** Start **

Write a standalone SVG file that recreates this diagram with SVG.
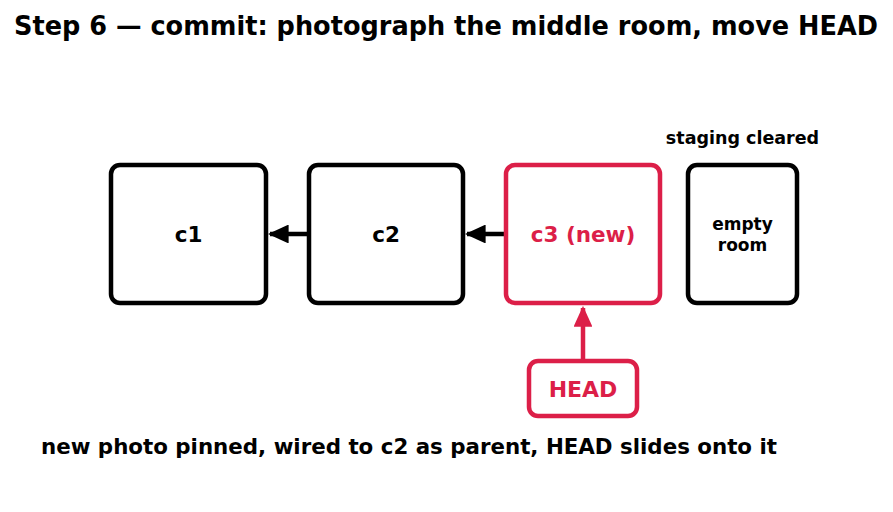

** End **
** Start **

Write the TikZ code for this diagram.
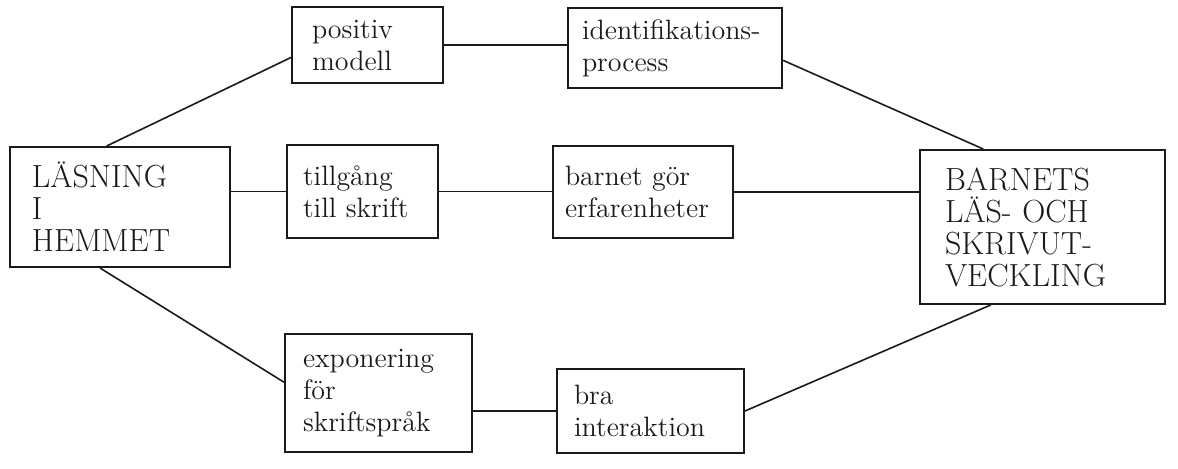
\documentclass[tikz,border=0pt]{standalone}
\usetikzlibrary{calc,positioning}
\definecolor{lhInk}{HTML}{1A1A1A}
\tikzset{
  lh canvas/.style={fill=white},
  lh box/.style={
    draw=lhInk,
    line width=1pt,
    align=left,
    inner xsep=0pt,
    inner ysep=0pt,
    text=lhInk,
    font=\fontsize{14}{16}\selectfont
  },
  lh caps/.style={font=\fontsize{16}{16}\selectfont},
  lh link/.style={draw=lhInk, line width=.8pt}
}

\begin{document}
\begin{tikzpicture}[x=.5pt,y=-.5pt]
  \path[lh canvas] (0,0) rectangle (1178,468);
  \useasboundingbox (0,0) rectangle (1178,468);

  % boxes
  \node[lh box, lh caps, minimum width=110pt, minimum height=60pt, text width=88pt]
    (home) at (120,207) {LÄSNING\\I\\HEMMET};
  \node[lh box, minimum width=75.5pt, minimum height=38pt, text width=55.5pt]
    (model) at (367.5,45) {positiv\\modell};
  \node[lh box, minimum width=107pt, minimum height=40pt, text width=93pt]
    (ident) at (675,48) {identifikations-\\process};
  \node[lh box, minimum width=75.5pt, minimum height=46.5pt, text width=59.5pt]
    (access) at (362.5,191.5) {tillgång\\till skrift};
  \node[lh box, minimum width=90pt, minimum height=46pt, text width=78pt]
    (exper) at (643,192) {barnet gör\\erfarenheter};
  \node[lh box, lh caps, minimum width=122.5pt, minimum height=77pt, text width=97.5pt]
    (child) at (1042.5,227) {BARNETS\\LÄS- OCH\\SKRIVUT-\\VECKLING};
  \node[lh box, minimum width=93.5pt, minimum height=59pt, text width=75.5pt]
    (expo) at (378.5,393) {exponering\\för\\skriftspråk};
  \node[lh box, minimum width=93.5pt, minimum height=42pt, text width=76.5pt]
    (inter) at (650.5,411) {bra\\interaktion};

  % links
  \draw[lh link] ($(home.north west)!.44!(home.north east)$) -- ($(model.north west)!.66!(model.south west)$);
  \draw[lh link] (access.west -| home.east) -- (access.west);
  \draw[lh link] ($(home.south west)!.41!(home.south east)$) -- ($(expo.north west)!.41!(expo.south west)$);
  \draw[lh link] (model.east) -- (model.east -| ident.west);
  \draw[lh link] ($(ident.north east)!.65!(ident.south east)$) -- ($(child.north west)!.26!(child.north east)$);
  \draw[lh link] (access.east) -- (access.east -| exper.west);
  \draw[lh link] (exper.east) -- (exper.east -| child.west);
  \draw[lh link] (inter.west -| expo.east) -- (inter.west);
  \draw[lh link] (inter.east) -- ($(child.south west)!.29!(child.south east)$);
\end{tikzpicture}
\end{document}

** End **

* _WHAT YOU HAVE TO DO_:
Select and copy every line from the records that includes the word "this".

* _REPLY TO THE TASK_:
Write a standalone SVG file that recreates this diagram with SVG.
Write the TikZ code for this diagram.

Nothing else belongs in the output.